How Many Pages Is 50,000 Words?

This is a trick question because it depends on page size, font type, and many other factors. Here are some word counts for books you may know:

  • Animal Farm: ~30K Words
  • Farenheit 451: ~46K Words
  • The Great Gatsby: ~47K Words
  • Slaughterhouse Five: ~49K Words
  • The Catcher In The Rye: ~73K Words

Technically speaking, anything longer than 40K words is a novel. Less than that is a novella. However, you would not send a 50,000 word novel out to an agent or publisher. You’d need at least three times that because so much gets cuts out in editing.

NaNoWriMo is primarily for the motivation and kick start some need to get writing. It in no way fully prepares you for publishing.

What Do I Write On?

As far as actual device, that is up to you. You even can use pencil & paper. Just remember you will need to upload a document to verify your word count at the end. Otherwise, you’re free to choose the device that works best for you. Laptop, desktop, tablet, phone. It doesn’t matter as long as it gets the job done.

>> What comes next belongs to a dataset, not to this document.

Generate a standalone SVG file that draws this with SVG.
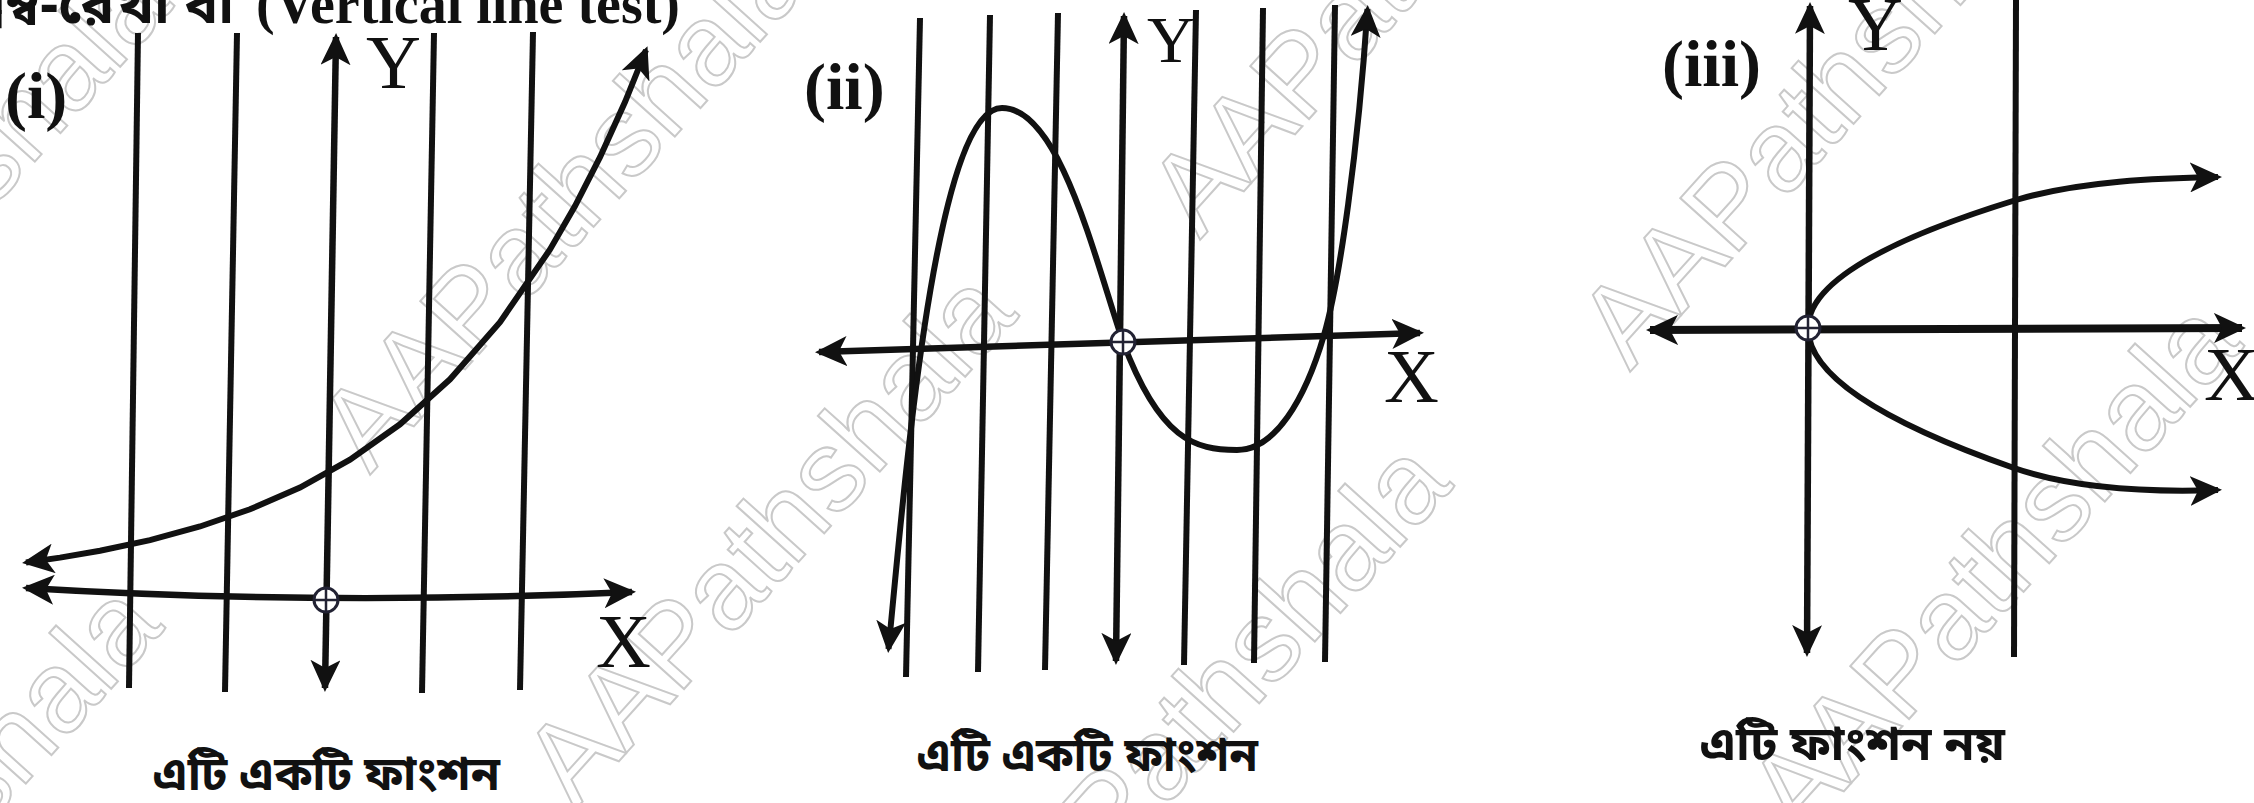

Software doesn’t make too much of a difference either. Although it would be useful if your writing program of choice did have a full screen mode. I have found that to be incredibly useful, regardless of actual program. Also useful for NaNo is if the program alerts you when you’ve met your daily word goal. This will keep you on track each day.

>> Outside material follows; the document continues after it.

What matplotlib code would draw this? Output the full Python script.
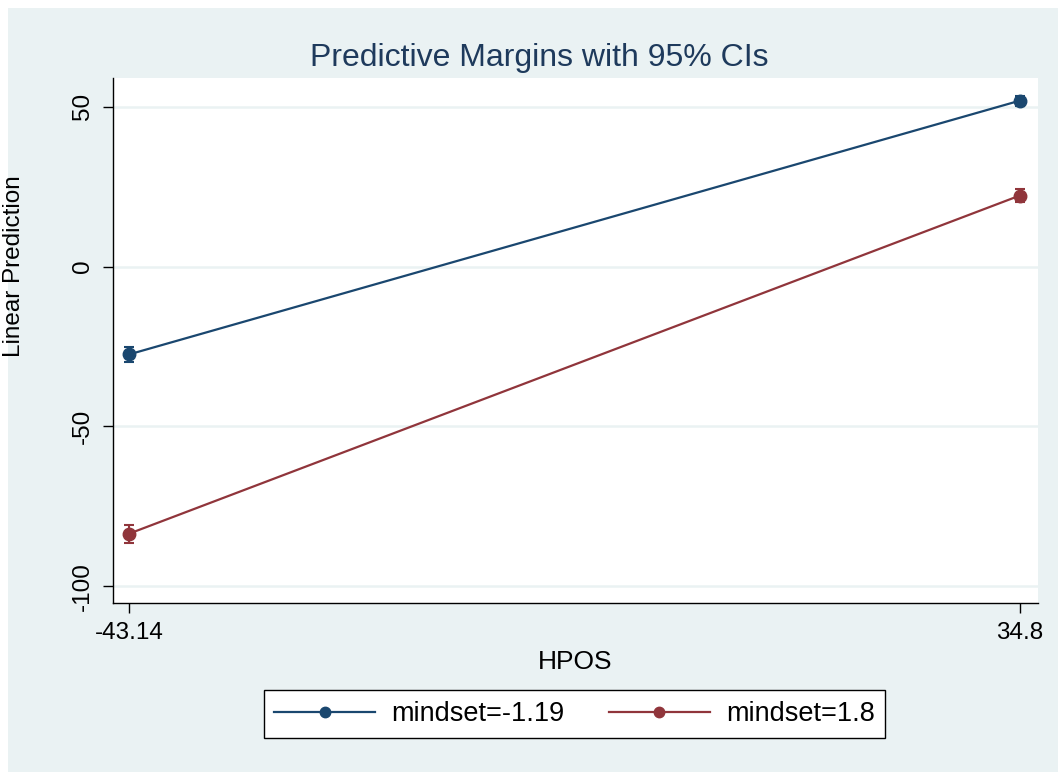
import matplotlib.pyplot as plt
from matplotlib.lines import Line2D
from matplotlib.patches import Rectangle

# Predictive margins
hpos = [-43.14, 34.8]
series_labels = ["mindset=-1.19", "mindset=1.8"]
margins = [
    [-27.5, 51.9],
    [-83.6, 22.2],
]
ci_half = [
    [2.4, 1.6],
    [2.8, 2.0],
]
colors = ["#1A476F", "#90353B"]
yticks = [-100, -50, 0, 50]
xtick_labels = ["-43.14", "34.8"]

BG = "#EAF2F3"
plt.rcParams["font.family"] = ["Liberation Sans", "DejaVu Sans"]

fig = plt.figure(figsize=(10.58, 7.72), dpi=100, facecolor="white")
# light graph region with a thin white margin on top and left
fig.patches.append(Rectangle((8 / 1058, 0), 1, 1 - 8 / 772, transform=fig.transFigure,
                             facecolor=BG, edgecolor="none", zorder=-5))

ax = fig.add_axes([113 / 1058, 1 - 603 / 772, (1038 - 113) / 1058, (603 - 78) / 772])
ax.set_facecolor("white")

handles = []
for vals, err, label, color in zip(margins, ci_half, series_labels, colors):
    ax.errorbar(hpos, vals, yerr=err, color=color, lw=1.6, marker="o", markersize=9,
                capsize=3.5, capthick=1.5, elinewidth=1.5)
    handles.append(Line2D([], [], color=color, lw=1.6, marker="o", markersize=7.5, label=label))

ax.set_xlim(-44.55, 36.4)
ax.set_ylim(-105.3, 59)
ax.set_xticks(hpos)
ax.set_xticklabels(xtick_labels)
ax.set_yticks(yticks)
ax.set_yticklabels([str(t) for t in yticks], rotation=90, va="center")
ax.yaxis.grid(True, color=BG, lw=1.8)
ax.set_axisbelow(True)
for side in ["top", "right"]:
    ax.spines[side].set_visible(False)
for side in ["left", "bottom"]:
    ax.spines[side].set_color("black")
    ax.spines[side].set_linewidth(1.0)
ax.tick_params(axis="both", direction="out", length=7, width=1.0, labelsize=17.5, pad=7)

ax.set_xlabel("HPOS", fontsize=19, labelpad=4)
fig.text(539 / 1058, 1 - 58 / 772, "Predictive Margins with 95% CIs", ha="center", va="center",
         fontsize=23, color="#1E3A5C")
fig.text(14 / 1058, 1 - 266 / 772, "Linear Prediction", rotation=90, ha="center", va="center",
         fontsize=17.5)

leg = fig.legend(handles=handles, loc="center", bbox_to_anchor=(574.5 / 1058, 1 - 714 / 772),
                 ncol=2, fontsize=19.5, frameon=True, fancybox=False, edgecolor="black",
                 framealpha=1, handlelength=3.7, handletextpad=0.6, columnspacing=1.67,
                 borderpad=0.4, borderaxespad=0)
leg.get_frame().set_linewidth(1.0)
leg.get_frame().set_facecolor("white")

fig.savefig("out.png", dpi=100, facecolor=fig.get_facecolor())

The first two years I used Focus Writer. It is a very simple text editor that essentially only runs in full screen mode. It is free and is open source. So anyone can use it. But it is only a text editor. And moving around in your story can get tedious. However, I did win my first year using it.

After I won, I took advantage of a discount for Scrivener. Scrivener is what I used to write, and complete, my third NaNo novel. This is a serious writing program. I absolutely love it. And I even blog using it. In fact, I am working in it as I type this.

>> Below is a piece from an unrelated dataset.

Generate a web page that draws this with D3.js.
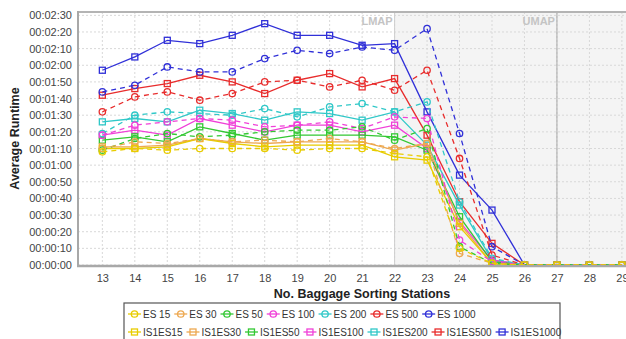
<!DOCTYPE html>
<head>
	<meta charset="utf-8">
	<title>Average Runtime per Baggage Sorting Stations</title>
	<script src="https://d3js.org/d3.v7.min.js"></script>
	<style>
	body {
		margin:0;
		background:#ffffff;
		font-family:"Liberation Sans", Arial, sans-serif;
	}
	.grid line {
		stroke:#d8d8d8;
		stroke-dasharray:2,2;
	}
	.ticklabel {
		font-size:11px;
		fill:#444444;
	}
	.axistitle {
		font-size:12.5px;
		font-weight:bold;
		fill:#222222;
	}
	.marklabel {
		font-size:11px;
		font-weight:bold;
		fill:#c4c4c4;
	}
	.legendtext {
		font-size:10px;
		fill:#333333;
	}
	</style>
</head>
<body>
<div class="chartContainer"></div>
<script>
// stations 13..29, runtimes in seconds
var stations=[13,14,15,16,17,18,19,20,21,22,23,24,25,26,27,28,29];
var yTicks=[0,10,20,30,40,50,60,70,80,90,100,110,120,130,140,150];

var es15=[68,70,69,70,70,70,69,70,70,67,65,10,1,0,0,0,0];
var es30=[70,74,73,76,74,75,74,76,74,70,73,7,1,0,0,0,0];
var es50=[69,76,79,77,78,80,81,81,83,75,82,11,1,0,0,0,0];
var es100=[78,84,86,88,87,83,84,86,82,89,88,15,2,0,0,0,0];
var es200=[79,90,92,91,90,94,89,95,97,92,98,38,4,0,0,0,0];
var es500=[92,101,104,99,103,110,111,107,111,105,117,64,6,0,0,0,0];
var es1000=[104,108,119,116,116,124,129,127,131,129,142,79,11,0,0,0,0];
var is1es15=[70,70,71,76,73,71,72,72,72,65,63,23,1,0,0,0,0];
var is1es30=[71,71,72,76,74,73,74,74,74,69,73,25,1,0,0,0,0];
var is1es50=[75,77,74,83,79,75,78,78,78,77,69,29,2,0,0,0,0];
var is1es100=[78,81,78,88,84,80,84,84,80,84,70,26,3,0,0,0,0];
var is1es200=[86,88,86,93,91,87,92,91,87,92,72,36,3,0,0,0,0];
var is1es500=[102,106,109,114,110,103,111,115,107,112,78,38,13,0,0,0,0];
var is1es1000=[117,125,135,133,138,145,138,138,132,133,92,54,33,0,0,0,0];

var lmap=22, umap=27;

var colors=["#e8cc00","#eda850","#33c833","#f040d8","#30c8c8","#e82c2c","#3030d8"];

var series=[
	{name:"ES 15",values:es15,color:colors[0],dashed:true},
	{name:"ES 30",values:es30,color:colors[1],dashed:true},
	{name:"ES 50",values:es50,color:colors[2],dashed:true},
	{name:"ES 100",values:es100,color:colors[3],dashed:true},
	{name:"ES 200",values:es200,color:colors[4],dashed:true},
	{name:"ES 500",values:es500,color:colors[5],dashed:true},
	{name:"ES 1000",values:es1000,color:colors[6],dashed:true},
	{name:"IS1ES15",values:is1es15,color:colors[0],dashed:false},
	{name:"IS1ES30",values:is1es30,color:colors[1],dashed:false},
	{name:"IS1ES50",values:is1es50,color:colors[2],dashed:false},
	{name:"IS1ES100",values:is1es100,color:colors[3],dashed:false},
	{name:"IS1ES200",values:is1es200,color:colors[4],dashed:false},
	{name:"IS1ES500",values:is1es500,color:colors[5],dashed:false},
	{name:"IS1ES1000",values:is1es1000,color:colors[6],dashed:false}
];

var totalWidth=626, totalHeight=339;
var plot={left:78, top:12, right:630, bottom:265};

var fmt=function(s) {
	var h=Math.floor(s/3600), m=Math.floor(s/60)%60, sec=s%60;
	return [h,m,sec].map(function(v) { return (v<10?"0":"")+v; }).join(":");
};

var x=d3.scaleLinear().domain([12.25,29.25]).range([plot.left,plot.right]);
var y=d3.scaleLinear().domain([0,152]).range([plot.bottom,plot.top]);

var svg=d3.select(".chartContainer").append("svg")
	.attr("width",totalWidth)
	.attr("height",totalHeight);

svg.append("clipPath").attr("id","plotclip")
	.append("rect")
	.attr("x",plot.left).attr("y",plot.top)
	.attr("width",plot.right-plot.left).attr("height",plot.bottom-plot.top);

// shaded region past LMAP
svg.append("rect")
	.attr("x",x(lmap)).attr("y",plot.top)
	.attr("width",plot.right-x(lmap)).attr("height",plot.bottom-plot.top)
	.attr("fill","#f4f4f4");

var grid=svg.append("g").attr("class","grid");
grid.selectAll(".gy").data(yTicks).enter().append("line")
	.attr("x1",plot.left).attr("x2",plot.right)
	.attr("y1",function(d) { return y(d); }).attr("y2",function(d) { return y(d); });
grid.selectAll(".gx").data(stations).enter().append("line")
	.attr("y1",plot.top).attr("y2",plot.bottom)
	.attr("x1",function(d) { return x(d); }).attr("x2",function(d) { return x(d); });

// LMAP / UMAP markers
svg.append("line").attr("x1",x(lmap)).attr("x2",x(lmap))
	.attr("y1",plot.top).attr("y2",plot.bottom).attr("stroke","#cfcfcf");
svg.append("line").attr("x1",x(umap)).attr("x2",x(umap))
	.attr("y1",plot.top).attr("y2",plot.bottom).attr("stroke","#a8a8a8");
svg.append("text").attr("class","marklabel").attr("text-anchor","end")
	.attr("x",x(lmap)-2).attr("y",plot.top+13).text("LMAP");
svg.append("text").attr("class","marklabel").attr("text-anchor","end")
	.attr("x",x(umap)-2).attr("y",plot.top+13).text("UMAP");

// frame
svg.append("line").attr("x1",plot.left).attr("x2",plot.right)
	.attr("y1",plot.top).attr("y2",plot.top).attr("stroke","#b4b4b4").attr("stroke-width",2);
svg.append("line").attr("x1",plot.left).attr("x2",plot.left)
	.attr("y1",plot.top-1).attr("y2",plot.bottom+1).attr("stroke","#a8a8a8").attr("stroke-width",2);
svg.append("line").attr("x1",plot.left-1).attr("x2",plot.right)
	.attr("y1",plot.bottom+1).attr("y2",plot.bottom+1).attr("stroke","#a8a8a8").attr("stroke-width",2.5);

// axes labels
var yAxis=d3.axisLeft(y).tickValues(yTicks).tickFormat(fmt).tickSize(0).tickPadding(6);
var gy=svg.append("g").attr("transform","translate("+plot.left+",0)").call(yAxis);
gy.select(".domain").remove();
gy.selectAll("text").attr("class","ticklabel").attr("font-family",null).attr("font-size",null);

var xAxis=d3.axisBottom(x).tickValues(stations).tickFormat(d3.format("d")).tickSize(0).tickPadding(7);
var gx=svg.append("g").attr("transform","translate(0,"+(plot.bottom+2)+")").call(xAxis);
gx.select(".domain").remove();
gx.selectAll("text").attr("class","ticklabel").attr("font-family",null).attr("font-size",null);

svg.append("text").attr("class","axistitle").attr("text-anchor","middle")
	.attr("transform","translate(19,"+((plot.top+plot.bottom)/2)+") rotate(-90)")
	.text("Average Runtime");
svg.append("text").attr("class","axistitle").attr("text-anchor","middle")
	.attr("x",362).attr("y",298)
	.text("No. Baggage Sorting Stations");

// series
var line=d3.line()
	.x(function(d, i) { return x(stations[i]); })
	.y(function(d) { return y(d); });

var drawMarker=function(g, s, cx, cy) {
	if (s.dashed) {
		g.append("circle").attr("cx",cx).attr("cy",cy).attr("r",3.2)
			.attr("fill","none").attr("stroke",s.color).attr("stroke-width",1.3);
	} else {
		g.append("rect").attr("x",cx-3).attr("y",cy-3).attr("width",6).attr("height",6)
			.attr("fill","none").attr("stroke",s.color).attr("stroke-width",1.3);
	}
};

var plotG=svg.append("g").attr("clip-path","url(#plotclip)");
series.slice().reverse().forEach(function(s) {
	var g=plotG.append("g");
	g.append("path")
		.attr("d",line(s.values))
		.attr("fill","none")
		.attr("stroke",s.color)
		.attr("stroke-width",1.3)
		.attr("stroke-dasharray",s.dashed?"5,4":null);
	s.values.forEach(function(v, i) {
		drawMarker(g, s, x(stations[i]), y(v));
	});
});

// legend
var legend=svg.append("g");
legend.append("rect")
	.attr("x",124).attr("y",303).attr("width",436).attr("height",40)
	.attr("fill","#ffffff").attr("stroke","#555555").attr("stroke-width",1.2);
var rows=[series.slice(0,7),series.slice(7)];
rows.forEach(function(row, r) {
	var cx=128, cy=314+r*18;
	row.forEach(function(s) {
		var g=legend.append("g");
		g.append("line").attr("x1",cx).attr("x2",cx+13).attr("y1",cy).attr("y2",cy)
			.attr("stroke",s.color).attr("stroke-width",1.3);
		drawMarker(g, s, cx+6.5, cy);
		var t=g.append("text").attr("class","legendtext")
			.attr("x",cx+15).attr("y",cy+3.5).text(s.name);
		cx+=15+t.node().getComputedTextLength()+4;
	});
});
</script>
</body>
</html>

It is pretty essential to fiction writing though. As it provides note cards where you can outline chapters & sections. You can add character and setting notes that are easy to reference later. There is a full screen mode. And everything is kept extremely organized.

While all of the bells and whistles may seem like they would be distracting. Really, it makes the writing process more efficient. It’s only $40 and I highly recommend it.

December is for Editing

One of the most useful tips for me is, “November is for writing, December is for editing.” Try to stifle the urge to edit as you go. That is for later. Right now it is just about getting words down on paper. Pulling ideas out of your head. Developing characters. Working out a plot.

You don’t even need to finish your story to win. It just needs to be at least 50,000 words long. Don’t focus too much on the nuances of your story. Just enjoy creating it. You can tear it apart soon enough.

nanowrimo exhausted

The Only Social Activity in November

It’s likely the only social activity you’ll be a part of in November is with other Wrimo’s. Many cities have great ambassadors who set up write-in’s, socials, and other activities to provide motivation and support.

The NYC Forums are fantastic. There is a special twitter account, google calendar, and mailing list. Last year we pitted the boroughs against each other in a word off. The group has one write-in a week per borough. A friday night social as a much needed break. And parties at the beginning & end of the month. It’s a really nice sense of community.

Suggested Reading to Get Started

There have been a few well-known published novels that began as NaNoWriMo stories. Including Water for Elephants and The Night Circus. You can read them for motivation.

There are also some fantastic writing references that can be read before starting your writing. Bird by Bird by Anne Lamott, Several Short Sentences About Writing by Verlyn Klinkenborg, and On Writing by Stephen King. I personally recommend those as a writing reference, but also as plain good reading material.